So if you want to do this, the current workaround is basically to have a sub-agent carry out tasks you don't want to pollute the main context.

I have lots of workflows that gets farmed out to sub-agents that then write reports to disk, and produce a summary to the main agent, who will then selectively read parts of the report instead of having to process the full source material or even the whole report.

replies(1): >>storus+9U1

>>vidarh+0L
OK, so you are essentially using sub-agents as summarizing tools of the main agent, something you could implement by specialized tools that wrap independent LLM calls with the prompts of your sub-agents.

replies(1): >>vidarh+B33

>>storus+9U1
That is effectively how sub-agents are implemented at least conceptually, and yes, if you build your own coding agent, you can trivially implement sub-agents by having your coding agent recursively spawn itself.
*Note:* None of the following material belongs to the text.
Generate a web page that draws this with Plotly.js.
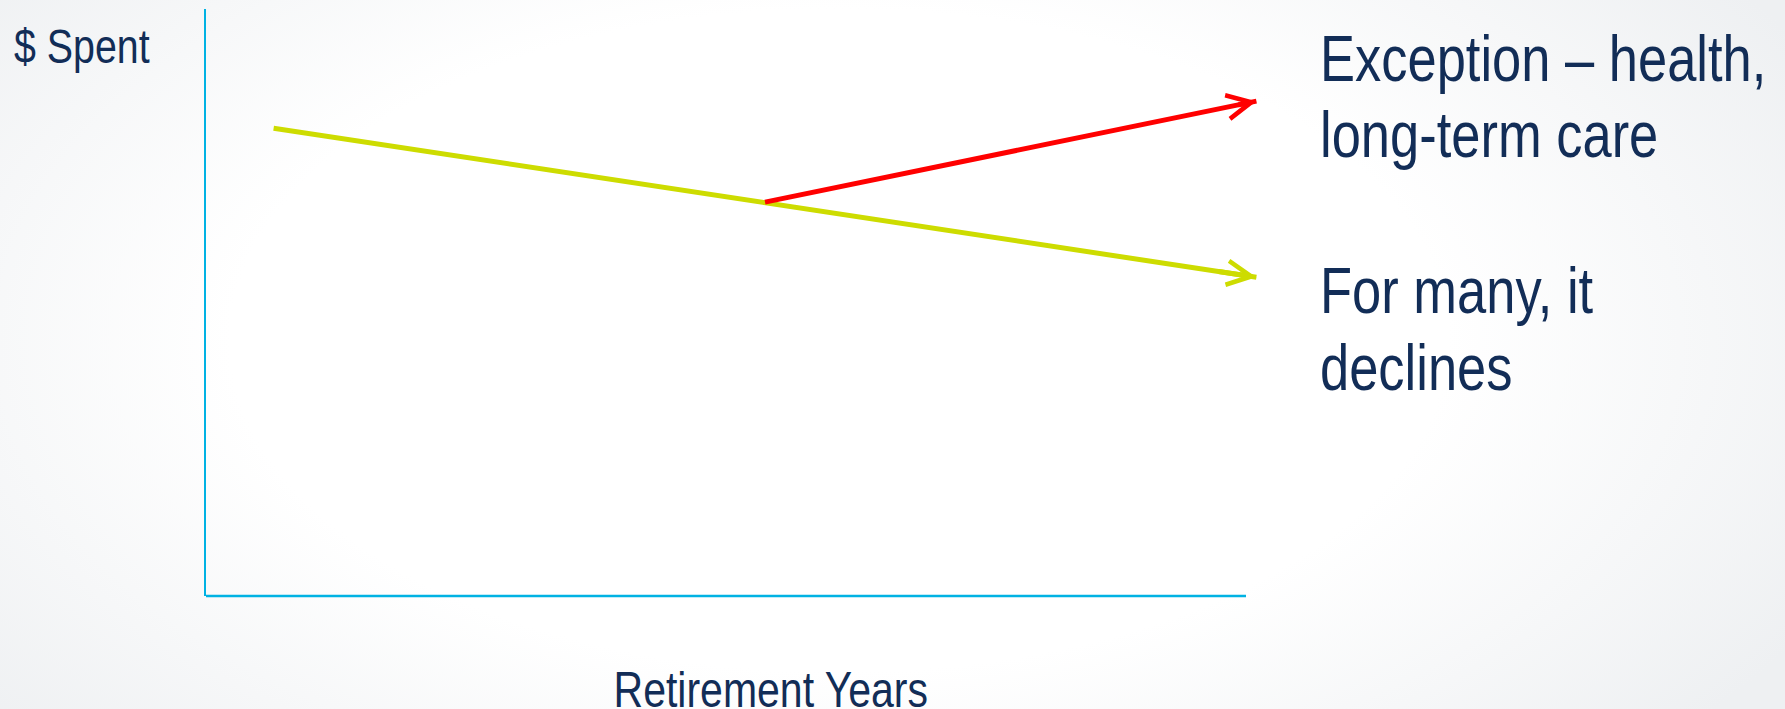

Claude Code and others have some extras, such as the ability for the main agent to put them in the background, spawn them in parallel, and use tool calls to check on the status of them (so basic job control), but "poor mans sub-agents" only requires the ability for the coding agent to run an executable the equivalent of e.g. "claude --print <someprompt" (the --print option is real, and enables headless use; in practise you'd also want --stream-json, set allowed tools, and specify a conversation id so you can resume the sub-agents conversation).

And calling it all "summarising" understates it. It is delegation, and a large part of the value of delegation in a software system is abstraction and information hiding. The party that does the delegation does not need to care about all of the inner detail of the delegated task.

The value is not the summary. The value is the work done that the summary describes without unnecessary detail.